Michelle L. Lange, OTR/L, ABDA, ATP/SMS
Our most-read blog is one that defines Dynamic Seating. That initial blog was posted about 4 years ago, so I wanted to revisit this foundational topic.
Definitions and terminology may not seem very exciting but are very important. It is critical that we each know exactly what assistive technology or intervention is being recommended or used. The initial definition of 4 years ago was based primarily on my understanding of this technology with input from colleagues who also work with this intervention. Since that time, an international workgroup has been formed, the International Dynamic Seating Workgroup (IDSW). This group has met several times and agreed upon a formal definition of Dynamic Seating:
“Dynamic Seating is movement which occurs within the seating system and/or wheelchair frame in response to intentional or unintentional force generated by the client. Dynamic components absorb force. When client force ceases, the stored energy is returned through the dynamic component, which in turn assists the client back to a starting position.”

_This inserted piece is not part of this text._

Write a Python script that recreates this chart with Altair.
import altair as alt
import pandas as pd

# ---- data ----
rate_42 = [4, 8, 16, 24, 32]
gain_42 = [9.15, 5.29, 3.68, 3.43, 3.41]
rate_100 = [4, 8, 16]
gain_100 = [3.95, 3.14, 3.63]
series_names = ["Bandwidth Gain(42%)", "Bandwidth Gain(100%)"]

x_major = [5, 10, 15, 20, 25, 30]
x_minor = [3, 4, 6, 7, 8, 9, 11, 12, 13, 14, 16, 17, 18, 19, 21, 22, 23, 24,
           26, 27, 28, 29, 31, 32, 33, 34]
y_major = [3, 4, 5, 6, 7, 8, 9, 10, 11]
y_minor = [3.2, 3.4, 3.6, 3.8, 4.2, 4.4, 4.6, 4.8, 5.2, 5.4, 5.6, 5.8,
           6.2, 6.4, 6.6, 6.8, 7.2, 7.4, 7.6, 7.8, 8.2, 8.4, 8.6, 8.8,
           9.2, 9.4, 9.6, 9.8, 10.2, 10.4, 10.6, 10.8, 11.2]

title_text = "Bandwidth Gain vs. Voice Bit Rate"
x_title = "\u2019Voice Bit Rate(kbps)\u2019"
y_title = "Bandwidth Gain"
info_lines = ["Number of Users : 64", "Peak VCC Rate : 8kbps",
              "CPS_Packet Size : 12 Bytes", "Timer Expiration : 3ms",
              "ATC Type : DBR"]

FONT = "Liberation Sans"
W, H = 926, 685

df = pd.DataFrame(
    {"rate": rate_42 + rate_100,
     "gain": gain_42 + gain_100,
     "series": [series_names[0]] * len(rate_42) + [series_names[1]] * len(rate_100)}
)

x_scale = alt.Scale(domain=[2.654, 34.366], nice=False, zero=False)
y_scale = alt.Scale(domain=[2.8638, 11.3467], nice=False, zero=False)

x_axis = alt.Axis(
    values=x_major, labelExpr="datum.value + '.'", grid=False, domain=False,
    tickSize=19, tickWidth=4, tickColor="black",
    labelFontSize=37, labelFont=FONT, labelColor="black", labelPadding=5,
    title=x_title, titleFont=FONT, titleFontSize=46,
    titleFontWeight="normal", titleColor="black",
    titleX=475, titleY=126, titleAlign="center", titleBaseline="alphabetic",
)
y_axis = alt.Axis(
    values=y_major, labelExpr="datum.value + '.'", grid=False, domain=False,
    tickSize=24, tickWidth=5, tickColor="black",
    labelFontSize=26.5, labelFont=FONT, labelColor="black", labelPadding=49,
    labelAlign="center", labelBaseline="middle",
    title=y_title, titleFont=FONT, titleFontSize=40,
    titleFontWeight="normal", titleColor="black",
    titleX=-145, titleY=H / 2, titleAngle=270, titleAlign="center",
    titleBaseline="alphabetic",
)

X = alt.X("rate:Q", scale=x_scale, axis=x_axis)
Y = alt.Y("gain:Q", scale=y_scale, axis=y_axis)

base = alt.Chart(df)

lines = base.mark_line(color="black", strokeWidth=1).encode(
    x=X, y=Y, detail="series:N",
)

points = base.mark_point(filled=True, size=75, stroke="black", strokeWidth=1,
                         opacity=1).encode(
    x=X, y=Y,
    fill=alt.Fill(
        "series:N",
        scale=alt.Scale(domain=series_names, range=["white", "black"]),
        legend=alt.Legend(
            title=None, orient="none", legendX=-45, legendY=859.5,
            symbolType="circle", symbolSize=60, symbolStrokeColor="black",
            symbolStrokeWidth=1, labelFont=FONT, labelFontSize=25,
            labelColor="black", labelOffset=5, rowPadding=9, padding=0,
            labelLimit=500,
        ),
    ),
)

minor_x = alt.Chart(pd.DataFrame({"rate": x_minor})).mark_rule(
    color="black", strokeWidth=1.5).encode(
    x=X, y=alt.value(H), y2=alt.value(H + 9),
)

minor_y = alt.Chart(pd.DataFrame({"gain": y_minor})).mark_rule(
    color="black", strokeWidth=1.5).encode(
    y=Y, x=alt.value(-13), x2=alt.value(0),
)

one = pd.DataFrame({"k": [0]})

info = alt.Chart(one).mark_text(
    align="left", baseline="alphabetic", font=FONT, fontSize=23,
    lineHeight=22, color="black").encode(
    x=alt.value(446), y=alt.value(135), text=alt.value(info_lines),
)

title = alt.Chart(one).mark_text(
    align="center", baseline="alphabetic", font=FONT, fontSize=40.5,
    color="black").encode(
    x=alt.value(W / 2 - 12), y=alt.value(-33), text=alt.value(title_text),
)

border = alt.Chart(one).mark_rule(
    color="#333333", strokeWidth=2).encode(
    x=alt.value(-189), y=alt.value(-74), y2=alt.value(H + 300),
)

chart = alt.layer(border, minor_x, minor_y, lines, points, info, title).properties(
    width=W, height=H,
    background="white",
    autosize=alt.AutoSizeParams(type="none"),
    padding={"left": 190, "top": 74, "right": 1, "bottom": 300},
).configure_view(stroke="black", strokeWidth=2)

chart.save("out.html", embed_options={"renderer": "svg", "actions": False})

A subcommittee of the IDSW has completed a RESNA Position Paper on the Application of Dynamic Seating. This paper not only defines Dynamic Seating but provides clinical guidelines and an extensive literature review. Some literature uses the term Dynamic Seating to refer to other types of intervention. Again, it is critical to be clear.
So, what’s the bottom line? Most wheelchairs and seating systems are static. If the client moves, they will move separate of the seating and wheelchair frame. Dynamic Seating moves with the client, providing support during movement to maintain the client’s position and provide stability for function. Dynamic seating diffuses force and allows movement for vestibular input.
As one clinician put it, “Why wouldn’t we allow clients to move?” I agree!